Putting me in mind of a restaurant in Maine where the waiter informed us, after my husband order a steak well-done, that “the chef might not do that to a beautiful piece of meat.” Well, the cattle’s past caring, so you might well ask, what’s it to them if you want to saw through a tough, grey well-done steak. I sure did. (As did my husband.)
At some places, there’s no accounting for taste. They won’t let you request a varying degree of spiciness. Or they won’t serve ketchup with their fries (wonder what they’d do if you slipped in a couple of packets from Mickey D’s and furtively ripped and dripped). Others don’t put out salt and pepper because the chef is a perfectionist who apparently knows the right way to eat, even if you don’t.
Then there was this:
New York has a hallowed history of persnickety cooks: Kenny Shopsin became something of a cult figure for the litany of rules — including no parties bigger than four and no more than one order of any particular dish per table — enforced for years at Shopsin’s diner in the West Village, now a small outpost at the Essex Street Market on the Lower East Side.
“No more than one order of any particular dish per table”?
What’s that about?
And note to those suffering from peanut, shell-fish and citrus allergies. If you’re heading out to a David Chang restaurant, don’t forget your epi-pen, since in Mr. Chang’s “personal opinion” you might be fibbing just a tiny bit:
“To do this ‘Can I get this with no olives, can I get the salad chopped, sauce on the side’ — some of those special requests are ridiculous. My personal opinion is that a lot of people say they have a special allergy or they don’t like something so they can get better service.”
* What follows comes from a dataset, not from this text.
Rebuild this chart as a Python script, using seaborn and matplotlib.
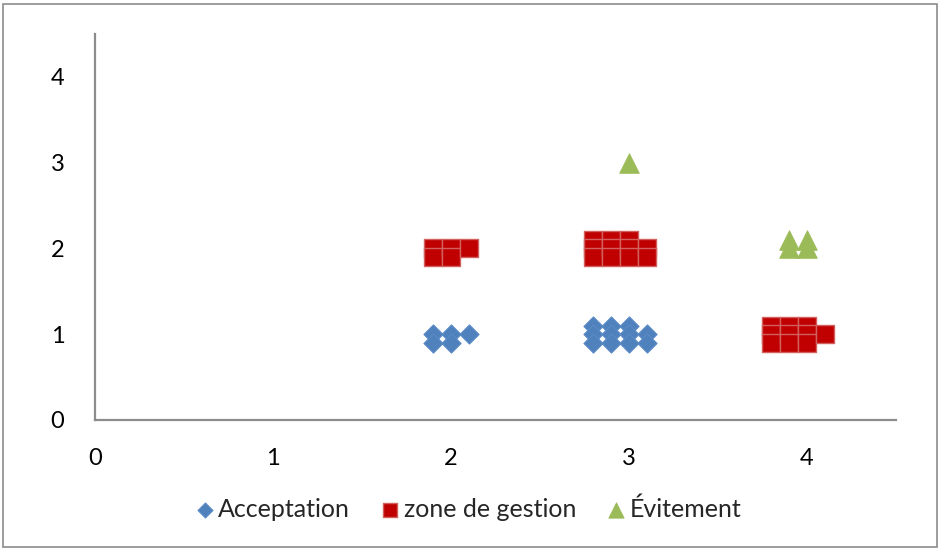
import matplotlib
matplotlib.use("Agg")
import matplotlib.pyplot as plt
from matplotlib.patches import Rectangle
import seaborn as sns
import pandas as pd

# Acceptation points
acc_x = [1.9, 1.9, 2.0, 2.0, 2.1,
         2.8, 2.8, 2.8, 2.9, 2.9, 2.9, 3.0, 3.0, 3.0, 3.1, 3.1]
acc_y = [1.0, 0.9, 1.0, 0.9, 1.0,
         1.1, 1.0, 0.9, 1.1, 1.0, 0.9, 1.1, 1.0, 0.9, 1.0, 0.9]

# zone de gestion points
zone_x = [1.9, 1.9, 2.0, 2.0, 2.1,
          2.8, 2.8, 2.8, 2.9, 2.9, 2.9, 3.0, 3.0, 3.0, 3.1, 3.1,
          3.8, 3.8, 3.8, 3.9, 3.9, 3.9, 4.0, 4.0, 4.0, 4.1]
zone_y = [2.0, 1.9, 2.0, 1.9, 2.0,
          2.1, 2.0, 1.9, 2.1, 2.0, 1.9, 2.1, 2.0, 1.9, 2.0, 1.9,
          1.1, 1.0, 0.9, 1.1, 1.0, 0.9, 1.1, 1.0, 0.9, 1.0]

# Évitement points
evit_x = [3.0, 3.9, 3.9, 4.0, 4.0]
evit_y = [3.0, 2.1, 2.0, 2.1, 2.0]

series_names = ["Acceptation", "zone de gestion", "Évitement"]
ticks = [0, 1, 2, 3, 4]

sns.set_theme(style="white")
plt.rcParams["font.family"] = ["Lato", "DejaVu Sans"]

fig = plt.figure(figsize=(9.4, 5.5), dpi=100)
ax = fig.add_axes([95 / 940, 130 / 550, 801 / 940, 386 / 550])

df_acc = pd.DataFrame({"x": acc_x, "y": acc_y})
df_zone = pd.DataFrame({"x": zone_x, "y": zone_y})
df_evit = pd.DataFrame({"x": evit_x, "y": evit_y})

sns.scatterplot(data=df_acc, x="x", y="y", ax=ax, marker="D", s=95,
                color="#4F81BD", edgecolor="#5B8AC6", linewidth=0.8,
                label=series_names[0], zorder=3)
sns.scatterplot(data=df_zone, x="x", y="y", ax=ax, marker="s", s=185,
                color="#C00000", edgecolor="#D2605E", linewidth=1.0,
                label=series_names[1], zorder=3)
sns.scatterplot(data=df_evit, x="x", y="y", ax=ax, marker="^", s=200,
                color="#9BBB59", edgecolor="#9BBB59", linewidth=0.6,
                label=series_names[2], zorder=3)

ax.set_xlim(0, 4.5)
ax.set_ylim(0, 4.5)
ax.set_xticks(ticks)
ax.set_yticks(ticks)
ax.set_xticklabels([str(t) for t in ticks])
ax.set_yticklabels([str(t) for t in ticks])
ax.set_xlabel("")
ax.set_ylabel("")
ax.tick_params(axis="both", length=0, labelsize=17, labelcolor="black")
ax.tick_params(axis="x", pad=20)
ax.tick_params(axis="y", pad=22)

for side in ("top", "right"):
    ax.spines[side].set_visible(False)
for side in ("left", "bottom"):
    ax.spines[side].set_color("#8C8C8C")
    ax.spines[side].set_linewidth(1.6)

handles, labels = ax.get_legend_handles_labels()
ax.get_legend().remove()
fig.legend(handles, labels, loc="center", bbox_to_anchor=(0.5, 1 - 509 / 550),
           ncol=3, frameon=False, fontsize=18, handlelength=0.5,
           handletextpad=0.3, columnspacing=1.35, markerscale=0.78)

fig.add_artist(Rectangle((3 / 940, 3 / 550), 934 / 940, 543 / 550,
                         transform=fig.transFigure, fill=False,
                         edgecolor="#8C8C8C", linewidth=1.2))

fig.savefig("out.png", dpi=100)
In my personal opinion, people say that they have a special allergy or that they don’t like something because they actually have a special allergy or don’t like something.
I’ve known several folks with very severe food allergies. One was to anything with citric acid in it – and you’d be amazed how many things have citric acid in them – and another to shellfish.
Both of these guys had near misses, brushes with death by anaphylaxis, even after they’d been assured that the food they ordered was allergen-free. And neither was looking for the better service provided by an EMS with a gurney.
My favorite fuss-budget restaurant mention was this one:
At Le Relais de Venise L’Entrecôte, a Parisian import in East Midtown that offers a set menu of salad and steak frites, diners are asked a single question: Would they like their meat cooked well, medium, rare or bleu (extra rare). Woe unto those who want it medium rare.
“We have no medium rare in France, and we are copying the French way,” said Darin Nathan, a partner in the restaurant, adding that French rare is a close alternative. (A request for guidance from a waitress at a recent lunch elicited only the curt statement, “Rare is red, medium is pink.”)
Mais, oui. Why bother to kindly note that “rare is red and medium is pink” when you can snottily put that fauve of a patron down with a curt snarl.
Perhaps the waitress was not aware that, in Paris, they may not have medium rare, but they don’t give 20% tips either.